L’écriture comme un couteau est le résultat d’échanges par courriers électroniques entre deux auteurs : pendant plus d’un an, Frédéric-Yves Jeannet a questionné Annie Ernaux sur sa démarche. L’entretien s’attarde, essentiellement, sur le travail d’écrivain d’Annie Ernaux qui refuse d’ailleurs cette étiquette : « Je ne me pense jamais écrivain, juste comme quelqu’un qui écrit, qui doit écrire ».
De la forme romanesque à ses récits qui se situent quelque part « entre la littérature, la sociologie et l’histoire », elle explique les enjeux. Ainsi on découvre que, malgré le caractère personnel de certains de ses écrits, Annie Ernaux se défend d’être le sujet de ses livres, mais se dit plutôt un témoin. « Raconter ma vie serait une fausseté totale. Je suis un sujet à qui il arrive des choses. Ce sont ces choses-là qui doivent être écrites. Mes livres, c’est la fusion la plus étroite possible entre le collectif et l’individuel. » Elle n’oublie pas pour autant ses origines modestes, des racines auxquelles s’ancrent ses livres.
Annie Ernaux, c’est la rigueur, le dépouillement « des phrases sans métaphores, sans effets, leurs silex affûtés qui tranchent dans le vif ». Un style auquel l’écrivaine ne déroge pas dans le cadre de cet entretien. C’est une façon de maintenir une certaine distance : « [I]l ne faut pas que le lecteur ait une complicité avec moi sur le dos de ceux dont je parle ».

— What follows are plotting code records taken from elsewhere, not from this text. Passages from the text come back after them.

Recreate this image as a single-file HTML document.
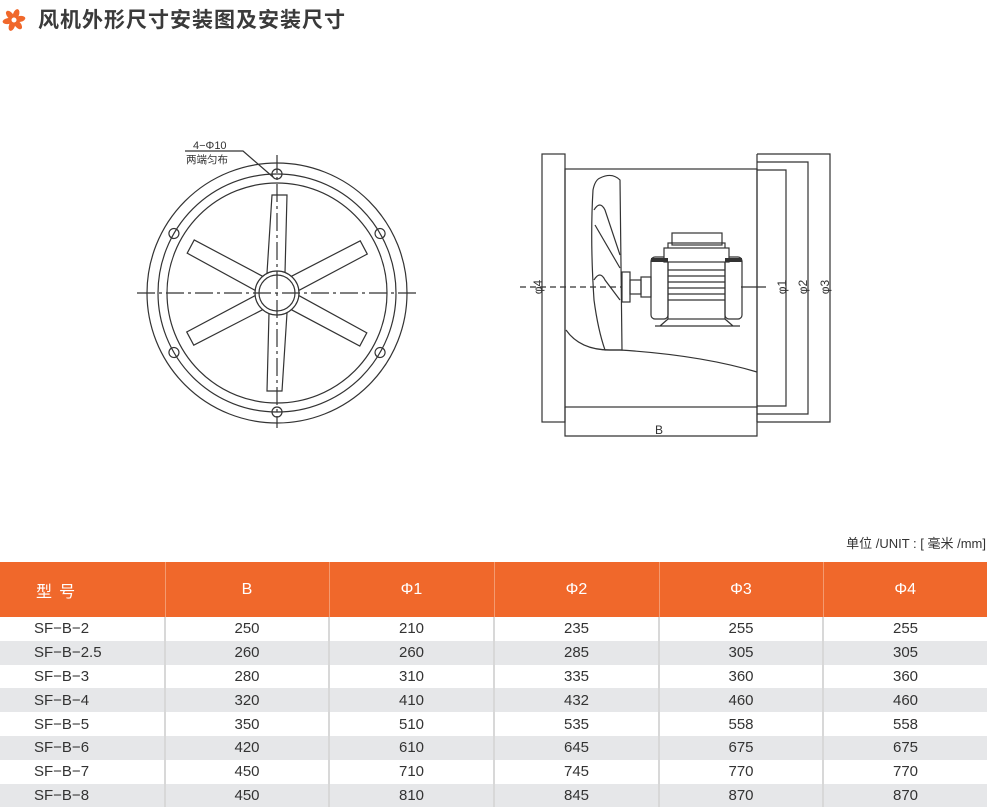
<!DOCTYPE html>
<html><head><meta charset="utf-8">
<style>
body{margin:0;width:993px;height:808px;background:#fff;overflow:hidden;position:relative;font-family:"Liberation Sans","Noto Sans CJK SC",sans-serif;}
.title{position:absolute;left:38px;top:4px;font-size:21px;font-weight:bold;color:#3a3a3a;letter-spacing:1px;font-family:"Noto Sans CJK SC",sans-serif;}
.unit{position:absolute;right:7px;top:533px;font-size:13px;color:#333;}
table{position:absolute;left:0;top:562px;width:987px;border-collapse:collapse;table-layout:fixed;}
th{background:#f0682b;color:#fff;font-weight:normal;font-size:16px;height:55px;border-right:1px solid #f49a6f;padding:0;}
th:last-child{border-right:none}
td{height:23.8px;padding:0;font-size:15px;color:#333;text-align:center;border-right:2px solid #d8d8d8;line-height:23px;}
td:last-child{border-right:none}
td:first-child{text-align:left;padding-left:34px;}
tr.g td{background:#e6e7e9;}
</style></head><body>
<svg style="position:absolute;left:0;top:0" width="993" height="530">
<g transform="translate(14,20)" fill="#f0682b">
<g id="p"><ellipse cx="0" cy="-6" rx="3" ry="5.5" transform="rotate(20)"/></g>
<use href="#p" transform="rotate(60)"/><use href="#p" transform="rotate(120)"/><use href="#p" transform="rotate(180)"/><use href="#p" transform="rotate(240)"/><use href="#p" transform="rotate(300)"/>
<circle r="2.5" fill="#fff"/>
</g>
<g fill="none" stroke="#333" stroke-width="1.2">
<circle cx="277" cy="293" r="130"/>
<circle cx="277" cy="293" r="119"/>
<circle cx="277" cy="293" r="110"/>
<g id="h"><circle cx="277" cy="174" r="5"/></g>
<use href="#h" transform="rotate(60 277 293)"/><use href="#h" transform="rotate(120 277 293)"/><use href="#h" transform="rotate(180 277 293)"/><use href="#h" transform="rotate(240 277 293)"/><use href="#h" transform="rotate(300 277 293)"/>
<polygon points="267,273 272,195 287,195 285,273" fill="#fff"/>
<g transform="rotate(180 277 293)"><polygon points="267,273 272,195 287,195 285,273" fill="#fff"/></g>
<g transform="rotate(62 277 293)"><polygon points="269,273 270,195 285,195 285,273" fill="#fff"/></g>
<g transform="rotate(-62 277 293)"><polygon points="269,273 270,195 285,195 285,273" fill="#fff"/></g>
<g transform="rotate(118 277 293)"><polygon points="269,273 270,195 285,195 285,273" fill="#fff"/></g>
<g transform="rotate(-118 277 293)"><polygon points="269,273 270,195 285,195 285,273" fill="#fff"/></g>
<circle cx="277" cy="293" r="22" fill="#fff"/>
<circle cx="277" cy="293" r="18"/>
<line x1="137" y1="293" x2="418" y2="293" stroke-dasharray="18,4,3,4"/>
<line x1="277" y1="155" x2="277" y2="428" stroke-dasharray="18,4,3,4"/>
<polyline points="185,151 243,151 273,177"/>
<rect x="542" y="154" width="23" height="268"/>
<rect x="565" y="169" width="192" height="238"/>
<polyline points="757,154 830,154 830,422 757,422"/>
<polyline points="757,162 808,162 808,414 757,414"/>
<polyline points="757,170 786,170 786,406 757,406"/>
<line x1="757" y1="154" x2="757" y2="422"/>
<polyline points="565,407 565,436 757,436 757,407"/>
<path d="M566,330 Q580,350 610,350 L620,350 Q700,355 757,372"/>
<path d="M600,178 Q612,172 620,180 L622,350 L605,350 Q598,330 594,300 Q590,240 593,190 Q595,180 600,178Z"/>
<path d="M594,210 Q600,200 605,210 L620,255"/>
<path d="M594,280 Q600,270 605,280 L620,300"/>
<path d="M595,225 L620,268"/>
<rect x="622" y="272" width="8" height="30" fill="#fff"/>
<rect x="630" y="280" width="11" height="14"/>
<rect x="641" y="277" width="10" height="20"/>
<rect x="651" y="257" width="17" height="62" rx="4"/>
<rect x="725" y="257" width="17" height="62" rx="4"/>
<rect x="668" y="243" width="57" height="76"/>
<rect x="672" y="233" width="50" height="12"/>
<rect x="664" y="248" width="65" height="14" fill="#fff"/>
<path d="M651,260 l17,0 M725,260 l17,0" stroke-width="4"/>
<path d="M668,270h57M668,276h57M668,282h57M668,288h57M668,294h57M668,300h57"/>
<path d="M655,326 L740,326 M668,319 L660,326 M725,319 L733,326"/>
<line x1="520" y1="287" x2="622" y2="287" stroke-dasharray="6,4"/>
<line x1="741" y1="287" x2="766" y2="287"/>
</g>
<g font-size="11" fill="#333" font-family="Liberation Sans,Noto Sans CJK SC,sans-serif">
<text x="193" y="149">4−Φ10</text>
<text x="186" y="163" font-size="10.5">两端匀布</text>
<text x="655" y="434" font-size="12">B</text>
<text transform="translate(542,287) rotate(-90)" text-anchor="middle" font-size="12">φ4</text>
<text transform="translate(786,287) rotate(-90)" text-anchor="middle" font-size="12">φ1</text>
<text transform="translate(807,287) rotate(-90)" text-anchor="middle" font-size="12">φ2</text>
<text transform="translate(829,287) rotate(-90)" text-anchor="middle" font-size="12">φ3</text>
</g>
</svg>
<div class="title">风机外形尺寸安装图及安装尺寸</div>
<div class="unit">单位 /UNIT : [ 毫米 /mm]</div>
<table>
<colgroup><col style="width:165px"><col style="width:164px"><col style="width:165px"><col style="width:165px"><col style="width:164px"><col></colgroup>
<tr><th style="text-align:left;padding-left:36px;font-family:'Noto Sans CJK SC',sans-serif">型&nbsp;&nbsp;号</th><th>B</th><th>Φ1</th><th>Φ2</th><th>Φ3</th><th>Φ4</th></tr>
<tr><td>SF−B−2</td><td>250</td><td>210</td><td>235</td><td>255</td><td>255</td></tr>
<tr class="g"><td>SF−B−2.5</td><td>260</td><td>260</td><td>285</td><td>305</td><td>305</td></tr>
<tr><td>SF−B−3</td><td>280</td><td>310</td><td>335</td><td>360</td><td>360</td></tr>
<tr class="g"><td>SF−B−4</td><td>320</td><td>410</td><td>432</td><td>460</td><td>460</td></tr>
<tr><td>SF−B−5</td><td>350</td><td>510</td><td>535</td><td>558</td><td>558</td></tr>
<tr class="g"><td>SF−B−6</td><td>420</td><td>610</td><td>645</td><td>675</td><td>675</td></tr>
<tr><td>SF−B−7</td><td>450</td><td>710</td><td>745</td><td>770</td><td>770</td></tr>
<tr class="g"><td>SF−B−8</td><td>450</td><td>810</td><td>845</td><td>870</td><td>870</td></tr>
</table>
</body></html>
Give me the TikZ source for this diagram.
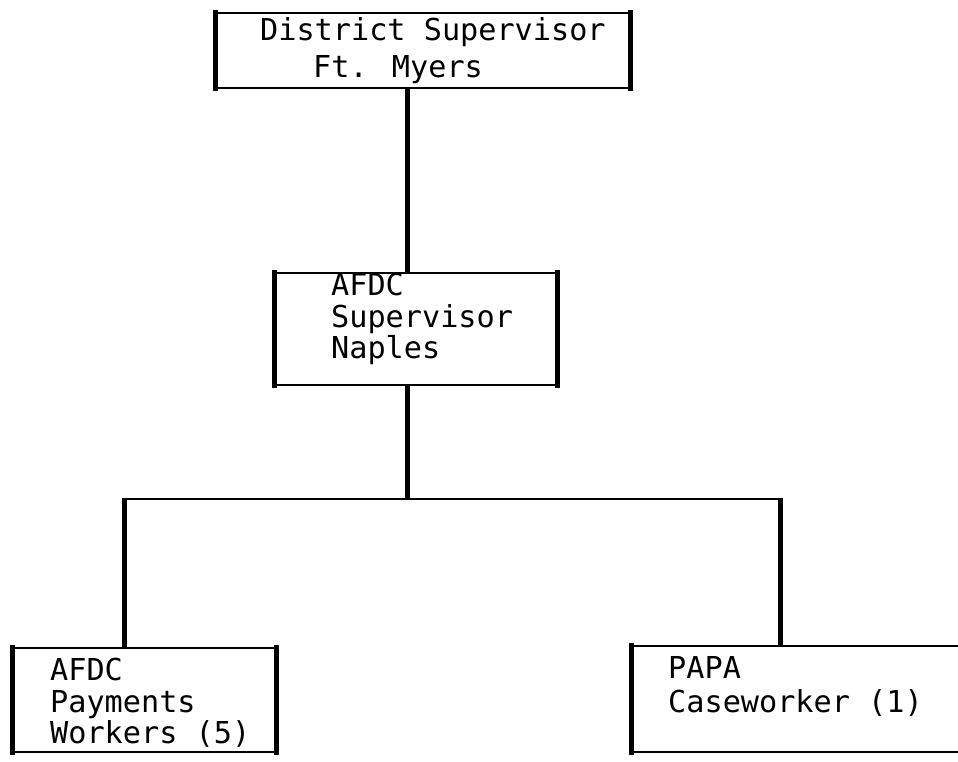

Mais le couteau, le danger, où réside-t-il ? Annie Ernaux, singulière et marginale, considère risquée sa position à contre-courant de la littérature contemporaine française. Autant dans le choix du sujet que dans la forme qu’épousent ses livres.
Il résulte de cet entretien un échange simple, où l’on retrouve la même rigueur que celle des écrits plus littéraires de l’auteure. Un échange dépouillé, où Frédéric-Yves Jeannet se réfère tant à son expérience d’auteur, qu’à celle d’un lecteur fidèle d’Annie Ernaux.